→ DIRECTIONS: Output nothing but the lines from the one with "Give me the TikZ source for this diagram." through the one with "width=280pt,minimum height=37pt,inner sep=0pt]", including both. Leave the pictures out of the copy.

[Some records]
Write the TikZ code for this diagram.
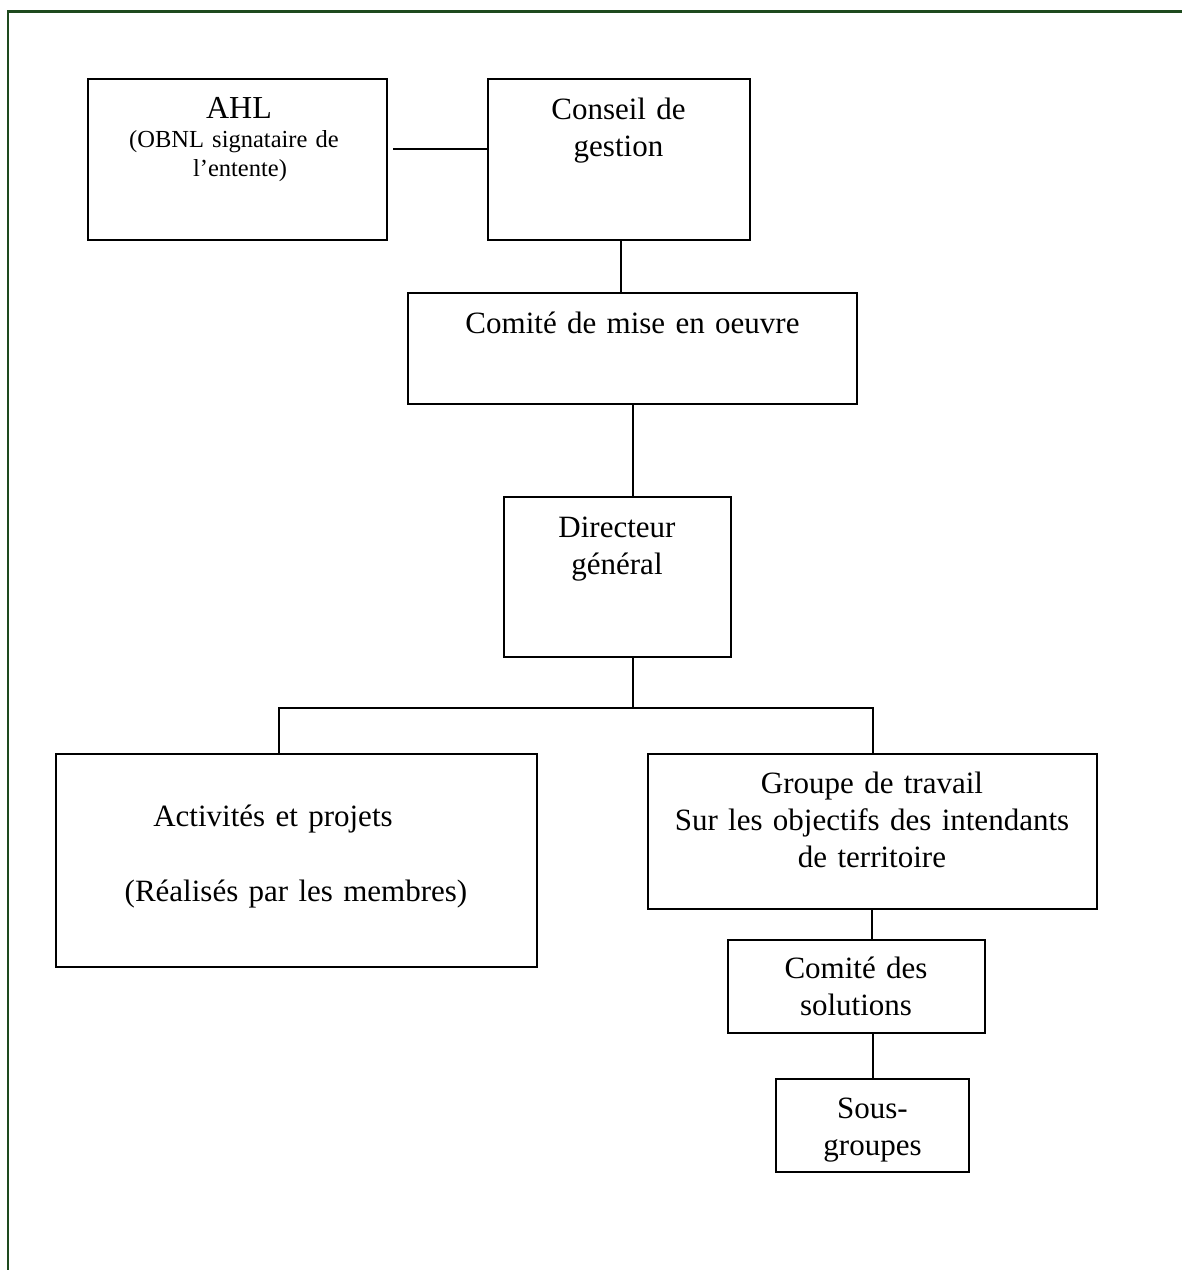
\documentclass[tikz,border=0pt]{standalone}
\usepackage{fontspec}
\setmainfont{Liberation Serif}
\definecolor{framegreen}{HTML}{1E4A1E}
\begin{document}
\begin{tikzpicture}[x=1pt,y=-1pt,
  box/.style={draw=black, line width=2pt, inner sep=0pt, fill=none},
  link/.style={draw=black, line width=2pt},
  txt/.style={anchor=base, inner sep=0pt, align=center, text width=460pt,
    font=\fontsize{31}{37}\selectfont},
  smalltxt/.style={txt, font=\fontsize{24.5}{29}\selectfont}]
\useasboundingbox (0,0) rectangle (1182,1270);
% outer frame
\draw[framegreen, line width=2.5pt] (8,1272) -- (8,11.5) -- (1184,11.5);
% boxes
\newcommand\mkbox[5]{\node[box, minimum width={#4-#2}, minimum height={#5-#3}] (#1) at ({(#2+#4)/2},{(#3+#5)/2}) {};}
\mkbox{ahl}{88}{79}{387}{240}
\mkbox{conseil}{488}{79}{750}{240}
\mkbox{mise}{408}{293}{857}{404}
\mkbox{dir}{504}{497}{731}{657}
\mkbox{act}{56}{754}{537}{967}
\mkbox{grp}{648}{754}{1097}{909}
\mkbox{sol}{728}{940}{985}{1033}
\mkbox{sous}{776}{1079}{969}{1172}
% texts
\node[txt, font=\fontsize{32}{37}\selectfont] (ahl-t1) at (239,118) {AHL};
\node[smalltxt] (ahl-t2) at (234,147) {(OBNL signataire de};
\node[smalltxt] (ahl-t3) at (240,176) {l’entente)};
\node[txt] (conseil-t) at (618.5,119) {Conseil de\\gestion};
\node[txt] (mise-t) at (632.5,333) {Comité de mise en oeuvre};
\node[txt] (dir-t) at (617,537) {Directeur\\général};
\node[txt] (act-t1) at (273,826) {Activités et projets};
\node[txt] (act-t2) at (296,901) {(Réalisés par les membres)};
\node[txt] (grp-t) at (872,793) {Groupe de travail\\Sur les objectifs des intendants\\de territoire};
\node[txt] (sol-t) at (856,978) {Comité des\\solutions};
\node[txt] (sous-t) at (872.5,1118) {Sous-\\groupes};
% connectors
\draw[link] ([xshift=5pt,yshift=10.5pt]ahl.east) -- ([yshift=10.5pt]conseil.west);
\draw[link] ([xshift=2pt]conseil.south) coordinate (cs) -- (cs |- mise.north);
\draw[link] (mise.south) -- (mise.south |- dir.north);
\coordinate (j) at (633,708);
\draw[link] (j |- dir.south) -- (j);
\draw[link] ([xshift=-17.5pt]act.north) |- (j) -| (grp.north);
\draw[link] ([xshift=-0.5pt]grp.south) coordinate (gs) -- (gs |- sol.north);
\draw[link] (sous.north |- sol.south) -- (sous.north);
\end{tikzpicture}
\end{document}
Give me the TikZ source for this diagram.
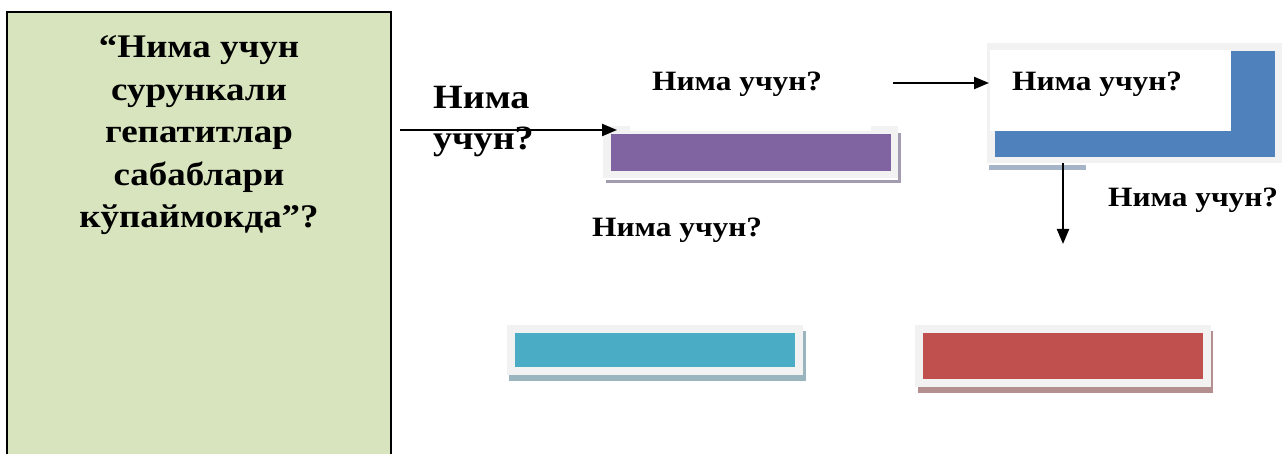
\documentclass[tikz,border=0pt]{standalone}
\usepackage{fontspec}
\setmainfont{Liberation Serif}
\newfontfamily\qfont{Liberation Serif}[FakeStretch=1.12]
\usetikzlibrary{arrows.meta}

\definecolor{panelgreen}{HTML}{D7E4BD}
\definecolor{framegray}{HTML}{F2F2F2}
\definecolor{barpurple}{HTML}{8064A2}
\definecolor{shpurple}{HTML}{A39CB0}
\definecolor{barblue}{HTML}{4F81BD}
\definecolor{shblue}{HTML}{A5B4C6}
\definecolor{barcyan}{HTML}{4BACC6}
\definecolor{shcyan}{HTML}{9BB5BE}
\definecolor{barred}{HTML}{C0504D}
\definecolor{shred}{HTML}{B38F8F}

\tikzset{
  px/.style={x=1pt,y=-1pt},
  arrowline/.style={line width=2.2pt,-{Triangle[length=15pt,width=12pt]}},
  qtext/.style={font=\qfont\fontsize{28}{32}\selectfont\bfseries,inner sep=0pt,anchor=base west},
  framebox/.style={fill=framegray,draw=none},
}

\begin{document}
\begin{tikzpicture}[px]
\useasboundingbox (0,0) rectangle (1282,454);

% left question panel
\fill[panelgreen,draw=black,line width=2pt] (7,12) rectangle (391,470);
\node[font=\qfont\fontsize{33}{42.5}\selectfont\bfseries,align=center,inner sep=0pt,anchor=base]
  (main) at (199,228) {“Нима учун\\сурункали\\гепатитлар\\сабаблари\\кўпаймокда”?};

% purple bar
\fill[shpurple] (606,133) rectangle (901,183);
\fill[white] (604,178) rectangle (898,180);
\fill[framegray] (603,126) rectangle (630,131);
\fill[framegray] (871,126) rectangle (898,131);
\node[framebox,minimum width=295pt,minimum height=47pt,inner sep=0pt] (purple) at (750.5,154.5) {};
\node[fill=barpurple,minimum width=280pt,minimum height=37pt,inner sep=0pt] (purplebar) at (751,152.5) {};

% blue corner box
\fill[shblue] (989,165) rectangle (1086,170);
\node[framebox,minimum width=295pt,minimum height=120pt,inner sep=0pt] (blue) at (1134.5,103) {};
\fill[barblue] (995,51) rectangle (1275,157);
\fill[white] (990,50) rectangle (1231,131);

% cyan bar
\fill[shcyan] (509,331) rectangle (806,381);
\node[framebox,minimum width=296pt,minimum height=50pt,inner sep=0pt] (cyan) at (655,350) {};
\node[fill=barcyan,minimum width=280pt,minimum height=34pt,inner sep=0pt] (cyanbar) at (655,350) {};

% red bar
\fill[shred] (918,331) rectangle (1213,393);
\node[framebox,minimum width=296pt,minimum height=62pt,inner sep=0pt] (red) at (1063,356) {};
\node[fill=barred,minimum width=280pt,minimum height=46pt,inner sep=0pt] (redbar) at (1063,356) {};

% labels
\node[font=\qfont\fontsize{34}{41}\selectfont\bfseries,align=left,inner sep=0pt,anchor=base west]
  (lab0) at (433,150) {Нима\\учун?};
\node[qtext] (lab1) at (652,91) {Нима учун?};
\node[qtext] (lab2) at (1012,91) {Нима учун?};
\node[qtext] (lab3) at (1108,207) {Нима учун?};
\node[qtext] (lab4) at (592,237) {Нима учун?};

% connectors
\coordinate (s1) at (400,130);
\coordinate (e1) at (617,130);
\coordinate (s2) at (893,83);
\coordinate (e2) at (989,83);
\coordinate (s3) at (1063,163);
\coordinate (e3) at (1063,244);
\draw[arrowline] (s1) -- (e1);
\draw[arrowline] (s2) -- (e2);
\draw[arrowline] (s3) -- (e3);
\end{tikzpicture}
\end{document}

→ TASK RESULT:
Give me the TikZ source for this diagram.
\documentclass[tikz,border=0pt]{standalone}
\usepackage{fontspec}
\setmainfont{Liberation Serif}
\newfontfamily\qfont{Liberation Serif}[FakeStretch=1.12]
\usetikzlibrary{arrows.meta}

\definecolor{panelgreen}{HTML}{D7E4BD}
\definecolor{framegray}{HTML}{F2F2F2}
\definecolor{barpurple}{HTML}{8064A2}
\definecolor{shpurple}{HTML}{A39CB0}
\definecolor{barblue}{HTML}{4F81BD}
\definecolor{shblue}{HTML}{A5B4C6}
\definecolor{barcyan}{HTML}{4BACC6}
\definecolor{shcyan}{HTML}{9BB5BE}
\definecolor{barred}{HTML}{C0504D}
\definecolor{shred}{HTML}{B38F8F}

\tikzset{
  px/.style={x=1pt,y=-1pt},
  arrowline/.style={line width=2.2pt,-{Triangle[length=15pt,width=12pt]}},
  qtext/.style={font=\qfont\fontsize{28}{32}\selectfont\bfseries,inner sep=0pt,anchor=base west},
  framebox/.style={fill=framegray,draw=none},
}

\begin{document}
\begin{tikzpicture}[px]
\useasboundingbox (0,0) rectangle (1282,454);

% left question panel
\fill[panelgreen,draw=black,line width=2pt] (7,12) rectangle (391,470);
\node[font=\qfont\fontsize{33}{42.5}\selectfont\bfseries,align=center,inner sep=0pt,anchor=base]
  (main) at (199,228) {“Нима учун\\сурункали\\гепатитлар\\сабаблари\\кўпаймокда”?};

% purple bar
\fill[shpurple] (606,133) rectangle (901,183);
\fill[white] (604,178) rectangle (898,180);
\fill[framegray] (603,126) rectangle (630,131);
\fill[framegray] (871,126) rectangle (898,131);
\node[framebox,minimum width=295pt,minimum height=47pt,inner sep=0pt] (purple) at (750.5,154.5) {};
\node[fill=barpurple,minimum width=280pt,minimum height=37pt,inner sep=0pt] (purplebar) at (751,152.5) {};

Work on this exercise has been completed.